● REQUIRED WORK: Return only the lines running from the line with "Write the Plotly code for this chart." down to the line with "0.40, 0.343, 0.303, 0.215, 0.175, 0.143]", both included, exactly as they appear.

● EXERCISE INPUTS:
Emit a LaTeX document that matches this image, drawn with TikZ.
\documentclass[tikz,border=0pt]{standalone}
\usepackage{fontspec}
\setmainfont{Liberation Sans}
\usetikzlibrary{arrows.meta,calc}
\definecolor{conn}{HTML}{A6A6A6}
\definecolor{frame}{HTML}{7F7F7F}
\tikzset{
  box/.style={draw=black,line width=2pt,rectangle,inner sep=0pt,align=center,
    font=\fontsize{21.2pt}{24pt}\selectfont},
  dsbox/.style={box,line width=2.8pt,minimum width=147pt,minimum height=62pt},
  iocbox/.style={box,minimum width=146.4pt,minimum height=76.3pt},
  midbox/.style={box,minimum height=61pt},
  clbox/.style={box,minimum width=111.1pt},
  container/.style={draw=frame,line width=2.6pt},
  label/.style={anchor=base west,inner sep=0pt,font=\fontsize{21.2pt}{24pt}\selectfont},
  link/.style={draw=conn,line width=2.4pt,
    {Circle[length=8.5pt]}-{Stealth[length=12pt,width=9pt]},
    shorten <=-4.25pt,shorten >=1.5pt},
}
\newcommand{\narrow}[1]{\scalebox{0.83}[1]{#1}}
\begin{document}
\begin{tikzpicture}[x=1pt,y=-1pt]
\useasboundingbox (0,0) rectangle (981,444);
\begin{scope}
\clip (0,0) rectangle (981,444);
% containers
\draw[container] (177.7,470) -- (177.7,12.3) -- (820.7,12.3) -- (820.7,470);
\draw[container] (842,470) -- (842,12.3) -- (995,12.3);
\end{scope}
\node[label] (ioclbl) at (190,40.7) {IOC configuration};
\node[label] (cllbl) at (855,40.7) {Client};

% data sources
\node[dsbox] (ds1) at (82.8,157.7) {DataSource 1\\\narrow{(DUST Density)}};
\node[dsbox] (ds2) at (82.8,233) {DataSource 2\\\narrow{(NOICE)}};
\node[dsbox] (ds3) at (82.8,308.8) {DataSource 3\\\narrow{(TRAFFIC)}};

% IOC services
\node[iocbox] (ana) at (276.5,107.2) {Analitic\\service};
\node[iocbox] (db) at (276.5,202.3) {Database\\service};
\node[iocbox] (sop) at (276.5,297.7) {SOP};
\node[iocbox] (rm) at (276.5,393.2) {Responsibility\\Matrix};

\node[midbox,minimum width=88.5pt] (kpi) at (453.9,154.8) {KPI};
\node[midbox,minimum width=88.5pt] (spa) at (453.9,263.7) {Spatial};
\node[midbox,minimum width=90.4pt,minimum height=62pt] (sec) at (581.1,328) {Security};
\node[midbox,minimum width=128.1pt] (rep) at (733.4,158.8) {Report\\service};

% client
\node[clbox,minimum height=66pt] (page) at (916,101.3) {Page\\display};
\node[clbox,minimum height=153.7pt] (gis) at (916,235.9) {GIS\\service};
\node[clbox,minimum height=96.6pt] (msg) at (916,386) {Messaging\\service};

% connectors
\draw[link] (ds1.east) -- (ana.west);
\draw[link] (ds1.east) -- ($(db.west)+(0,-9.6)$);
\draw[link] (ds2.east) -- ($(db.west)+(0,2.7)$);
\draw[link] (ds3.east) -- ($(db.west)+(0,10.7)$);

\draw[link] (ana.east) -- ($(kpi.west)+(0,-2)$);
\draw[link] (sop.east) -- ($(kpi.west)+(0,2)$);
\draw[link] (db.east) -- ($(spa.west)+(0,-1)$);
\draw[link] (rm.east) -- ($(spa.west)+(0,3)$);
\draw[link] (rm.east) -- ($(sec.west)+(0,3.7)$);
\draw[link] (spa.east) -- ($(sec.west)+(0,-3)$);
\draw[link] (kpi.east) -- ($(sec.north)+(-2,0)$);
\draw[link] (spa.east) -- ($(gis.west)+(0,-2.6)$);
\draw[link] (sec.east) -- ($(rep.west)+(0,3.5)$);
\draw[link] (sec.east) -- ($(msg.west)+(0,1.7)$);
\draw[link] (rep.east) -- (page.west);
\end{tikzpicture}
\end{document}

* * *

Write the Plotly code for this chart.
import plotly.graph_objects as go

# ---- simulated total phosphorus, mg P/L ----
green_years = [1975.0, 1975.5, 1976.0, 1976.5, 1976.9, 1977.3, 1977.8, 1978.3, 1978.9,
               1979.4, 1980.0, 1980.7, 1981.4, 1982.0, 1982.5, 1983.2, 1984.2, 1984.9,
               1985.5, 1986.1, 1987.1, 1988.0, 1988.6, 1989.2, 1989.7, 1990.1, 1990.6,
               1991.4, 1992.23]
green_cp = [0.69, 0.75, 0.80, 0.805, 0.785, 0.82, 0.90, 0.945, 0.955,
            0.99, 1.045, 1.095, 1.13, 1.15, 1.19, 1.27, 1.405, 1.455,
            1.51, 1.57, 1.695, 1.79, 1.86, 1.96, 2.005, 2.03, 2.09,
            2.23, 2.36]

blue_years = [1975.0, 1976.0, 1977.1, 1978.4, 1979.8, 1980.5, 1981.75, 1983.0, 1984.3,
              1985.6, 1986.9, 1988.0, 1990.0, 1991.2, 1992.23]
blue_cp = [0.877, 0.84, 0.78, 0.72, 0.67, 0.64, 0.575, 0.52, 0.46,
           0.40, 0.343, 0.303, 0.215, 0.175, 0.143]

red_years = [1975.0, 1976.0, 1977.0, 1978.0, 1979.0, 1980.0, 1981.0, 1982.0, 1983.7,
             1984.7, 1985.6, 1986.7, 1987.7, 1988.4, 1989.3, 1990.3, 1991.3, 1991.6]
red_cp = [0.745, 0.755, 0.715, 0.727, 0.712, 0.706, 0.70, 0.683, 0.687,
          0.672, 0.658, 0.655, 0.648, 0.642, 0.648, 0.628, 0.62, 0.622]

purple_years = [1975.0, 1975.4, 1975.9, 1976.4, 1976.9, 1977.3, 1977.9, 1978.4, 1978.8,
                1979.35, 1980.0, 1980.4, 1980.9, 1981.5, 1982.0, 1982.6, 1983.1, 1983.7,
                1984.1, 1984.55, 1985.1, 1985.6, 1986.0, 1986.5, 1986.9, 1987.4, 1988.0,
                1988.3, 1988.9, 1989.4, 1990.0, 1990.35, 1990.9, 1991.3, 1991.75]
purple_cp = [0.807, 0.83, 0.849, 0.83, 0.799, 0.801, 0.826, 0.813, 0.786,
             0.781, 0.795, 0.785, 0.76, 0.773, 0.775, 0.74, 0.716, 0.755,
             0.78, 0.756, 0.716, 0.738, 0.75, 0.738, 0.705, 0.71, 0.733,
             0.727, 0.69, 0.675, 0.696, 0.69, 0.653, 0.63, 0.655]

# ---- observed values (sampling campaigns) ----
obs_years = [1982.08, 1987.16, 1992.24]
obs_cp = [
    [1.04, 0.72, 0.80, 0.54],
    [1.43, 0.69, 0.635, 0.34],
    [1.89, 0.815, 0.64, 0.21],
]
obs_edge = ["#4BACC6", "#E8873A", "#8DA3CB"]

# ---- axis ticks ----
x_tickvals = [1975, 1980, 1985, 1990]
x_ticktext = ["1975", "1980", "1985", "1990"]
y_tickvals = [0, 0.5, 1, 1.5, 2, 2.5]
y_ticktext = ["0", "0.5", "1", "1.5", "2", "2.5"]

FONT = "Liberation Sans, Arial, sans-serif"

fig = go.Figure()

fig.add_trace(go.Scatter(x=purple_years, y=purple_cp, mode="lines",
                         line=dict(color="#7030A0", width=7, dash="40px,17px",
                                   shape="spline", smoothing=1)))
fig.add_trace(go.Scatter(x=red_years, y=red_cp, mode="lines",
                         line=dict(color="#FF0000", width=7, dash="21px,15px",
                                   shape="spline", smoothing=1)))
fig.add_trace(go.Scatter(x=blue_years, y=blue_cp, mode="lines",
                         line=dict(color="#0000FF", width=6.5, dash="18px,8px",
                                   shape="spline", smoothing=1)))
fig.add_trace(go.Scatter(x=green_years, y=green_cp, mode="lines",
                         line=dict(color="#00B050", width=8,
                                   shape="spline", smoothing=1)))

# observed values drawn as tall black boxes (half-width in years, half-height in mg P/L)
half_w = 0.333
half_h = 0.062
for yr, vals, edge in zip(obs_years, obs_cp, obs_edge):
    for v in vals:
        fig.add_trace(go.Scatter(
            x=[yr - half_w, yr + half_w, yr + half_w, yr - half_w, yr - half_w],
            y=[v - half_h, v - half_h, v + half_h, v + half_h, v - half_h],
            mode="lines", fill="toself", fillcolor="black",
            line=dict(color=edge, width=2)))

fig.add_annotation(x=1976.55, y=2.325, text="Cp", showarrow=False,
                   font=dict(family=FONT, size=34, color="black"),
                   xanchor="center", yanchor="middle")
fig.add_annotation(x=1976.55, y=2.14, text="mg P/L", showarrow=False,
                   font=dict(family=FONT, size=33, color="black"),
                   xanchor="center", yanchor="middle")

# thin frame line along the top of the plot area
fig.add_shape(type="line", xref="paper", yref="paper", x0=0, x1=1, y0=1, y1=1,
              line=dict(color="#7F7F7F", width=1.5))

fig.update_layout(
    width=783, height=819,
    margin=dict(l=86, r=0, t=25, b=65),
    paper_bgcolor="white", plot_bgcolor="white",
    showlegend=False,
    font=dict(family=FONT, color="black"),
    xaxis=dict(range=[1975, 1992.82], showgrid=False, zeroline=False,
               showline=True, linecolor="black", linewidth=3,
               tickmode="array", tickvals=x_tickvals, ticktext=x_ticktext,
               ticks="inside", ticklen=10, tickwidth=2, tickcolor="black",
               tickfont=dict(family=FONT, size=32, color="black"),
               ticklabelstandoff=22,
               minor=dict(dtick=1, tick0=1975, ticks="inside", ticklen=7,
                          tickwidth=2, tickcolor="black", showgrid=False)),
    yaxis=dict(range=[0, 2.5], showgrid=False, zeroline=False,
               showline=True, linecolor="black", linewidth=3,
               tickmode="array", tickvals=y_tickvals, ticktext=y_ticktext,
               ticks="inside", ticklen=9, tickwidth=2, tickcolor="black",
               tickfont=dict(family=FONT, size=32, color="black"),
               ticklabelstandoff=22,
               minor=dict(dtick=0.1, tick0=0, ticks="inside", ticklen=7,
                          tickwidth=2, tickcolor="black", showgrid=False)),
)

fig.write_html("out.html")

● SOLUTION BELOW:
Write the Plotly code for this chart.
import plotly.graph_objects as go

# ---- simulated total phosphorus, mg P/L ----
green_years = [1975.0, 1975.5, 1976.0, 1976.5, 1976.9, 1977.3, 1977.8, 1978.3, 1978.9,
               1979.4, 1980.0, 1980.7, 1981.4, 1982.0, 1982.5, 1983.2, 1984.2, 1984.9,
               1985.5, 1986.1, 1987.1, 1988.0, 1988.6, 1989.2, 1989.7, 1990.1, 1990.6,
               1991.4, 1992.23]
green_cp = [0.69, 0.75, 0.80, 0.805, 0.785, 0.82, 0.90, 0.945, 0.955,
            0.99, 1.045, 1.095, 1.13, 1.15, 1.19, 1.27, 1.405, 1.455,
            1.51, 1.57, 1.695, 1.79, 1.86, 1.96, 2.005, 2.03, 2.09,
            2.23, 2.36]

blue_years = [1975.0, 1976.0, 1977.1, 1978.4, 1979.8, 1980.5, 1981.75, 1983.0, 1984.3,
              1985.6, 1986.9, 1988.0, 1990.0, 1991.2, 1992.23]
blue_cp = [0.877, 0.84, 0.78, 0.72, 0.67, 0.64, 0.575, 0.52, 0.46,
           0.40, 0.343, 0.303, 0.215, 0.175, 0.143]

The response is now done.